The Moodys’ daughter, Nancy Moody Genthner, is chief writer, with the help of editor Kerry Leichtman, but this is a group effort, right down to an early photo – nearly a daguerreotype – of Percy’s way-antiquated clan from North Nobleboro. Even though the photo isn’t dated, you know it’s old because the people in it have names like Hannah, Joshua and Asa, and their necklines practically come up to their cheeks, which is probably why they all look so dour.
But the generations clearly got happier, and even though Percy, known to all as PB, is depicted as a father of “firm” standards – any other family would elevate the drama to “child abuse” and write a controversial tell-all memoir – this story is clearly a cheerful Maine version of the American dream. Humble beginnings, outrageous fortunes. Even if you measure it in muffins alone.
Truth be told, the book reads like a family reunion – and, luckily, the recipes that follow in the considerable center section are exactly the food you would expect to find at such an event. Some, such as fish chowder that calls for 25 pounds of haddock fillets and meatloaf with 10 pounds of ground beef, are meant to feed the masses. My favorite recipes in the diner-portion segment were bread pudding with 14 eggs and 40 slices of bread, and Grape Nut pudding with a gallon of milk. Bring on the whole family!
More importantly, however, much of the book is devoted to down-home recipes, ones my own mother might have made on a school night or for a church supper, ones made for families the size of yours and mine.

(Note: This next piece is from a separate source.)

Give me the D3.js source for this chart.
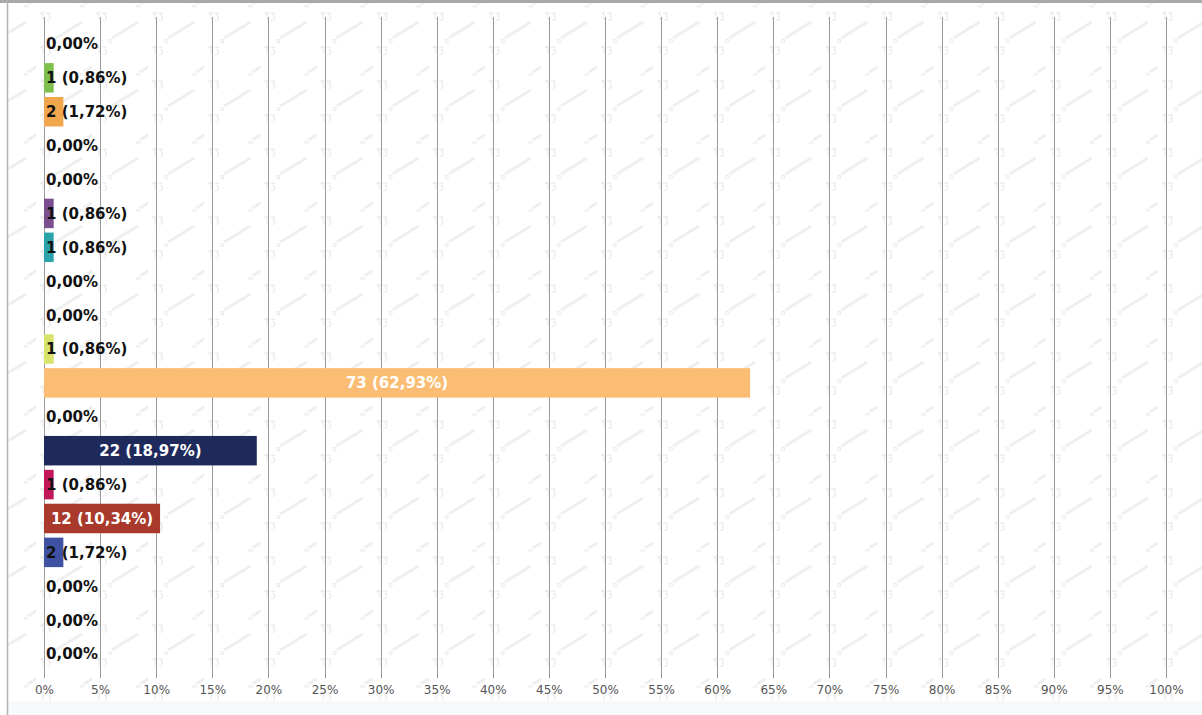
<!DOCTYPE html>
<html>
<head>
<meta charset="utf-8">
<script src="https://cdn.jsdelivr.net/npm/d3@7"></script>
<style>
  html, body { margin: 0; padding: 0; background: #ffffff; }
  svg { display: block; }
</style>
</head>
<body>
<svg id="chart" width="1202" height="715"></svg>
<script>
// Responses per answer option, top to bottom
const counts = [0, 1, 2, 0, 0, 1, 1, 0, 0, 1, 73, 0, 22, 1, 12, 2, 0, 0, 0];
// Fill colour of each answer option's bar
const barColors = [
  "#9e9e9e", "#7fbf4d", "#f0a64c", "#9e9e9e", "#9e9e9e", "#7b4f8f", "#2aa3aa",
  "#9e9e9e", "#9e9e9e", "#d7e36a", "#fbbd74", "#9e9e9e", "#1f2a5c", "#c2185b",
  "#a8392b", "#3f51a3", "#9e9e9e", "#9e9e9e", "#9e9e9e"
];
// Percentage ticks along the bottom axis
const xTicks = [0, 5, 10, 15, 20, 25, 30, 35, 40, 45, 50, 55, 60, 65, 70, 75, 80, 85, 90, 95, 100];

const W = 1202, H = 715;
const svg = d3.select("#chart");
const total = d3.sum(counts);
const rows = counts.map((c, i) => ({ i, count: c, pct: c / total * 100, color: barColors[i] }));

const x = d3.scaleLinear().domain([0, 100]).range([44, 1166]);
const y = d3.scaleBand().domain(rows.map(d => d.i)).range([27, 671]).paddingInner(0.13).paddingOuter(0.065);

const gridTop = 17, gridBottom = 678;

// faint background pattern tile
const defs = svg.append("defs");
const tileW = x(5) - x(0), tileH = 68;
const pat = defs.append("pattern")
  .attr("id", "wm").attr("patternUnits", "userSpaceOnUse")
  .attr("x", x(0) - 8).attr("y", 8)
  .attr("width", tileW).attr("height", tileH);
const wmColor = "#e6e6e6";
[[4, 6], [4, 40]].forEach(([px, py]) => {
  pat.append("path").attr("d", `M${px},${py} l3,-2 l0,8 M${px + 6},${py - 1} l4,0 l-1,3 a2,2 0 1 1 -2,4`)
    .attr("fill", "none").attr("stroke", wmColor).attr("stroke-width", 1);
});
[[20, 30], [48, 64]].forEach(([px, py]) => {
  pat.append("path").attr("d", `M${px},${py} l26,-16`)
    .attr("stroke", "#efefef").attr("stroke-width", 3)
    .attr("fill", "none");
  pat.append("circle").attr("cx", px - 2).attr("cy", py + 3).attr("r", 1.6)
    .attr("fill", "none").attr("stroke", wmColor);
});
svg.append("rect").attr("x", 8).attr("y", 3).attr("width", W - 8).attr("height", 697)
  .attr("fill", "url(#wm)");

// light strip along the bottom
svg.append("rect").attr("x", 8).attr("y", 701).attr("width", W - 8).attr("height", 14).attr("fill", "#f6fafa");

// frame lines
svg.append("line").attr("x1", 0).attr("x2", W).attr("y1", 1.5).attr("y2", 1.5)
  .attr("stroke", "#a9a9a9").attr("stroke-width", 3);
svg.append("line").attr("x1", 7.5).attr("x2", 7.5).attr("y1", 0).attr("y2", H)
  .attr("stroke", "#b4b4b4").attr("stroke-width", 1.5);

// vertical grid
svg.append("g").selectAll("line").data(xTicks).join("line")
  .attr("x1", d => Math.round(x(d)) + 0.5).attr("x2", d => Math.round(x(d)) + 0.5)
  .attr("y1", gridTop).attr("y2", gridBottom)
  .attr("stroke", "#9a9a9a").attr("stroke-width", 1);

// axis tick labels
const axis = d3.axisBottom(x).tickValues(xTicks).tickFormat(d => d + "%").tickSize(0).tickPadding(0);
const ax = svg.append("g").attr("transform", `translate(0,${gridBottom + 7})`).call(axis);
ax.select(".domain").remove();
ax.selectAll("text")
  .attr("font-family", "DejaVu Sans, sans-serif").attr("font-size", 12)
  .attr("fill", "#555").attr("dy", "0.71em");

// bars
svg.append("g").selectAll("rect").data(rows.filter(d => d.count > 0)).join("rect")
  .attr("x", x(0)).attr("y", d => y(d.i))
  .attr("width", d => x(d.pct) - x(0)).attr("height", y.bandwidth())
  .attr("fill", d => d.color);

// value labels
const fmt = v => v.toFixed(2).replace(".", ",") + "%";
const labelFont = 15;
const lbl = svg.append("g").attr("font-family", "DejaVu Sans, sans-serif")
  .attr("font-weight", "bold").attr("font-size", labelFont);
rows.forEach(d => {
  const text = d.count === 0 ? fmt(0) : `${d.count} (${fmt(d.pct)})`;
  const barW = x(d.pct) - x(0);
  const inside = barW > 100;
  lbl.append("text")
    .attr("x", inside ? x(0) + barW / 2 : x(0) + 2)
    .attr("y", y(d.i) + y.bandwidth() / 2)
    .attr("dy", "0.36em")
    .attr("text-anchor", inside ? "middle" : "start")
    .attr("fill", inside ? "#ffffff" : "#111")
    .text(text);
});
</script>
</body>
</html>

And frankly, it’s all rather touching.
Reading through the recipes, even I became susceptible to nostalgia. More than 20 years ago, I used to bring my daughter from Washington, D.C. to Waldoboro to visit her grandparents. We would stop at Moody’s for a grilled cheese and, while the gravy and bread carbohydrate overload never quite worked for me, I came to appreciate the spirit of the place. Smoke and all, back in the good old smoking section days. (Commendably, Moody’s became the first restaurant to ban smoking all together.)
After reading “What’s Cooking at Moody’s Diner,” I realized that I liked stopping at Moody’s to be with my daughter’s grandmother, who went there as a child after the movies in town, because it was a place where the grandmother was the ruling, unmitigated center of love and comfort, even way up here in Yankee territory. The only place more filling in every way than Moody’s was Grandma’s own house.
On a first read, it had skipped my notice that the newest Moody book is dedicated to the late Bertha Moody, the grand matriarch of the family. But there’s no way to page through this sweetly (and sugary) American saga without being stopped by the bigness of her presence. Yes, PB was the originator of Moody’s as a business, but Bertha clearly was the binder that held this family and the diner together. “Her children shall rise up and bless her,” reads a quotation from the Bible – and indeed this historical perspective is a testament to that Proverb. And in a world of micro-farms and preciously designing eateries, the recipes are pure comfort. You may not want to eat this way, but it’s likely your mind will wander back to dinner around your childhood’s flecked Formica table.
The final sections of the book are devoted to more Moody memories about the old days and about the developments in the newer branches of the family tree. It’s all interesting in a family-newsletter sort of way, but the real entree in this book is the original story and the easy-make food such as Wowie Chocolate Cake, Tuna Wiggle, Grammie Buck’s Mashed Potato Salad, and Mom’s Spaghetti Casserole – names artisan cooks wouldn’t dare use in their food boutiques these days.
Despite my resistance to the diner-style food that fills these pages – and, mea culpa, I confess to ear-marking more than a few recipes – I can recommend this book for standard American fare and as a slice of Maine life, as full and filling as a big ol’ scoop of Moody’s Homemade Ice Cream – with all 27 egg yolks.